** Start **
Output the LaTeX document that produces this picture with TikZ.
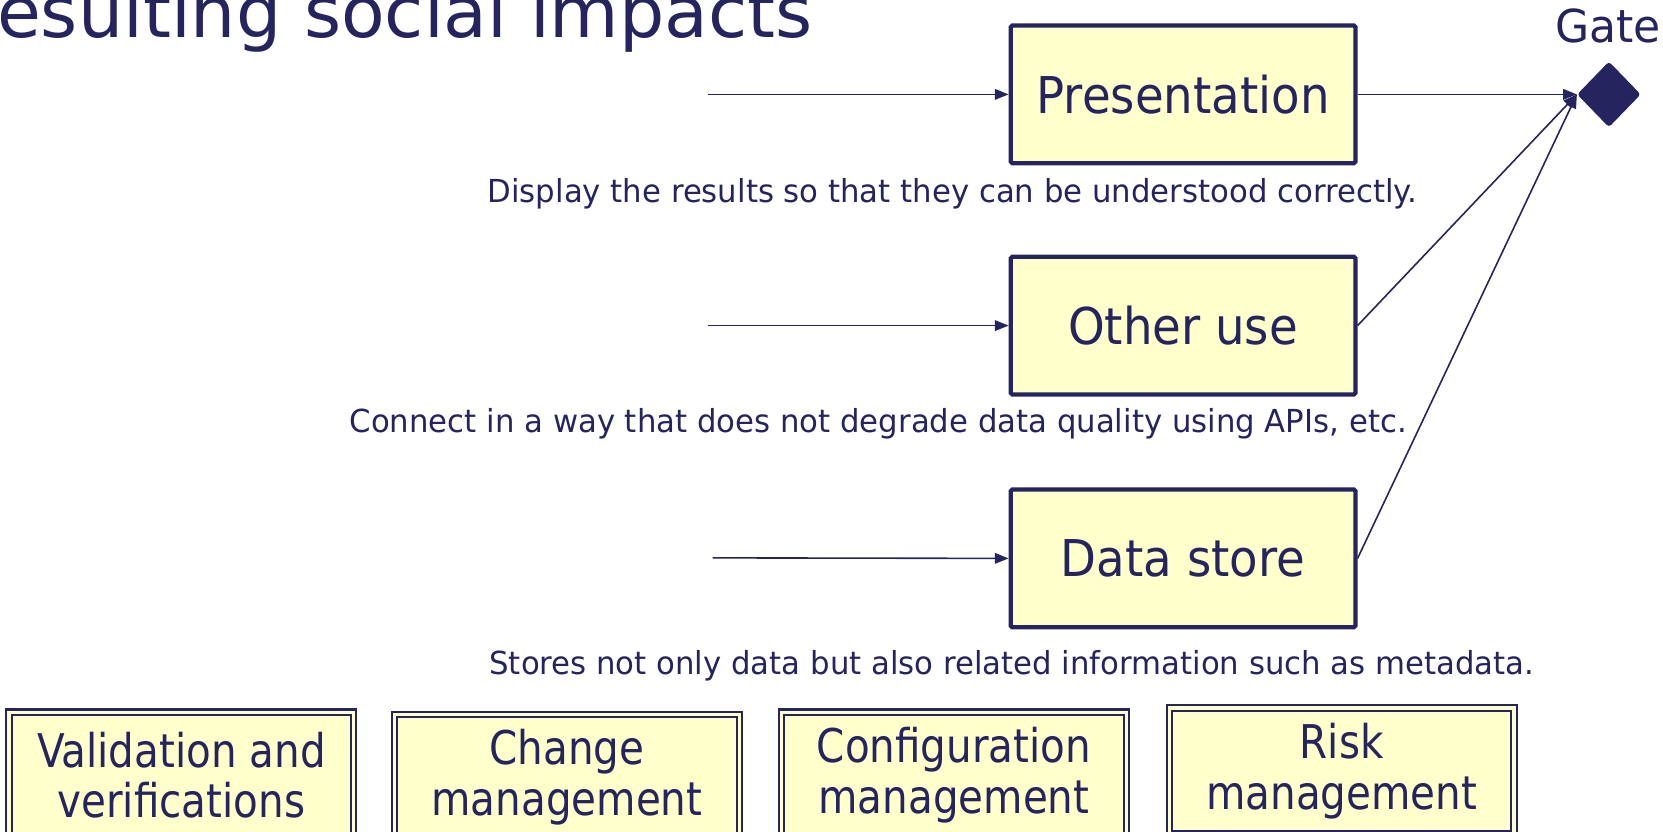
** End **
** Start **
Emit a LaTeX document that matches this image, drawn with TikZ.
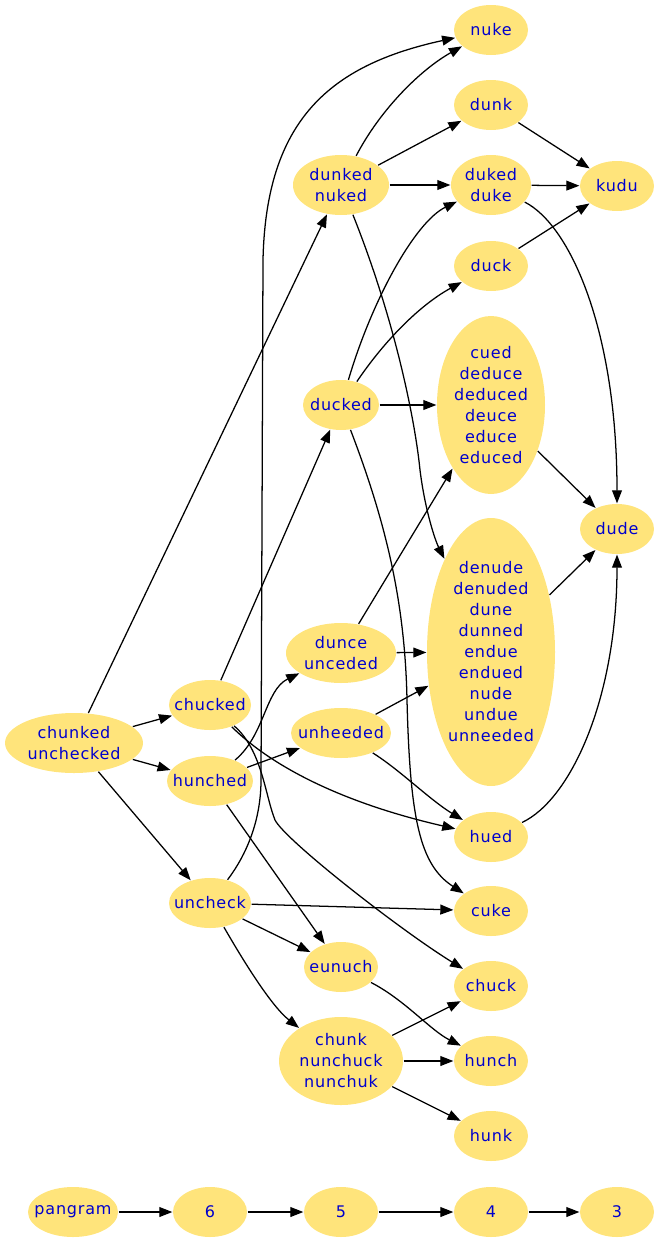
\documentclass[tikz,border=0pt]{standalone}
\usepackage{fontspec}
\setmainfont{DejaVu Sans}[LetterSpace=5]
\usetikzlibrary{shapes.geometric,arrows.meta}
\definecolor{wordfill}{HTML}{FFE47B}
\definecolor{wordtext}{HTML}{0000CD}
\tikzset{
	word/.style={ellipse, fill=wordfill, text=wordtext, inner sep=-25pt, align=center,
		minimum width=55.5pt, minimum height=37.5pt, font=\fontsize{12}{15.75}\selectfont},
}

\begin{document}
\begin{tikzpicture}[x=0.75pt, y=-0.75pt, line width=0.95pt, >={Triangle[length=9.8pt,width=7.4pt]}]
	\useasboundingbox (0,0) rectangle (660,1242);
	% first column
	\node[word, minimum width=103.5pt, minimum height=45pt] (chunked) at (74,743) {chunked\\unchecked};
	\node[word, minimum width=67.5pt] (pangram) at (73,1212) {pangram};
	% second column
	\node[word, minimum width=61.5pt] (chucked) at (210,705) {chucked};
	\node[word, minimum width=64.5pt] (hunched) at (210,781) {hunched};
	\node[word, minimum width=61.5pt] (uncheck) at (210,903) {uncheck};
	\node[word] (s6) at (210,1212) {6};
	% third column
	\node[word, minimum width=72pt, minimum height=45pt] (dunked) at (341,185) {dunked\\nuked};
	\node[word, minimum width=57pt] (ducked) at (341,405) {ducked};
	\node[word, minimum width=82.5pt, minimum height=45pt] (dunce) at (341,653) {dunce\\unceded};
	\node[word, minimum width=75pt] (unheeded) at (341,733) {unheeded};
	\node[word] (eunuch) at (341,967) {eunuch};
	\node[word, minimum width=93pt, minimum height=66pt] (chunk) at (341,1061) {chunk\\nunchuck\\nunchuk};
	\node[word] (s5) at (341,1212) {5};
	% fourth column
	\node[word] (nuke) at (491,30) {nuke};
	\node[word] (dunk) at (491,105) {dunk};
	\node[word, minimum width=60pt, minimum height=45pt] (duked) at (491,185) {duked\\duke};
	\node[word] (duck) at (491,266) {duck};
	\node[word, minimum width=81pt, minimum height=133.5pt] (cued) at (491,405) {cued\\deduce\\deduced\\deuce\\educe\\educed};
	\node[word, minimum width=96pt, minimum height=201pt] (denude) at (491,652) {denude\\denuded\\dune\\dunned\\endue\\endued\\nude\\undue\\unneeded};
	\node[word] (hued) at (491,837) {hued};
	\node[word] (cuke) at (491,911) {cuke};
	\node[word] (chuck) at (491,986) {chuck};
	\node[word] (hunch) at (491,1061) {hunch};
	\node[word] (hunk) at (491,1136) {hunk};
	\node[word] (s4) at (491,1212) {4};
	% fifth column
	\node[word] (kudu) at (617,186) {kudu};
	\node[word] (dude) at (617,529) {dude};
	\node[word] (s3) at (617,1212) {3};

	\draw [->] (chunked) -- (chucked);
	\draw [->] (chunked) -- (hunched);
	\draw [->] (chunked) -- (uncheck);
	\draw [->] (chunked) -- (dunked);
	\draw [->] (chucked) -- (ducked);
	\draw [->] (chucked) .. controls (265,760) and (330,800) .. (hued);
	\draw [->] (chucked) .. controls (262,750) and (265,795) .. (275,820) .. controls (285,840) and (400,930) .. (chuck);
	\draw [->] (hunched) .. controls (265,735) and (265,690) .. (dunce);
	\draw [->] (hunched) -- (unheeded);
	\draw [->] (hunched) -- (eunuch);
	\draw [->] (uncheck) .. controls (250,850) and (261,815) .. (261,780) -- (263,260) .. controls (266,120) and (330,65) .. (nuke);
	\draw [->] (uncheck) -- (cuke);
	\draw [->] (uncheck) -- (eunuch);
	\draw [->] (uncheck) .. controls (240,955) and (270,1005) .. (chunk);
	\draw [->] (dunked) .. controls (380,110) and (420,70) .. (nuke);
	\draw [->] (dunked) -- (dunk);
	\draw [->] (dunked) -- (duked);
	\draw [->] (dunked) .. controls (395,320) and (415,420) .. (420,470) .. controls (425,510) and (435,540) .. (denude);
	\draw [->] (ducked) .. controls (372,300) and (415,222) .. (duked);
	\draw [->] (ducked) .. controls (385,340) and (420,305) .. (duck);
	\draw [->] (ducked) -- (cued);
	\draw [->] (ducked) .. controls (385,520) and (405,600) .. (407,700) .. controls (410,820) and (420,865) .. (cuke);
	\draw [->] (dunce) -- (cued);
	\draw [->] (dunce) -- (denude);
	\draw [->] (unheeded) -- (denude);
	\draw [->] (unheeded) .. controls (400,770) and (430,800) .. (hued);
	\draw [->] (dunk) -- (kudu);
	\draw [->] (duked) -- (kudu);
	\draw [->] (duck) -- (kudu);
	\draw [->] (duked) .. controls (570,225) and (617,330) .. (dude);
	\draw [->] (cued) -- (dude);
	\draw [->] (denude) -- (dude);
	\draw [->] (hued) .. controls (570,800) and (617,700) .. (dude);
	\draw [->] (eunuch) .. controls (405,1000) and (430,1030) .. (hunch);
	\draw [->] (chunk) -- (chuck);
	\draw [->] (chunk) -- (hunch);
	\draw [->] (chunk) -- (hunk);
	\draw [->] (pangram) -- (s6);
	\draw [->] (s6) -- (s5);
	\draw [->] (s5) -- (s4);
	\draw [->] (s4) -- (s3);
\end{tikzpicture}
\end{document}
** End **
__Stated task__: Pull out each line containing the word "LaTeX" and copy it.

__Task answer__:
Output the LaTeX document that produces this picture with TikZ.
Emit a LaTeX document that matches this image, drawn with TikZ.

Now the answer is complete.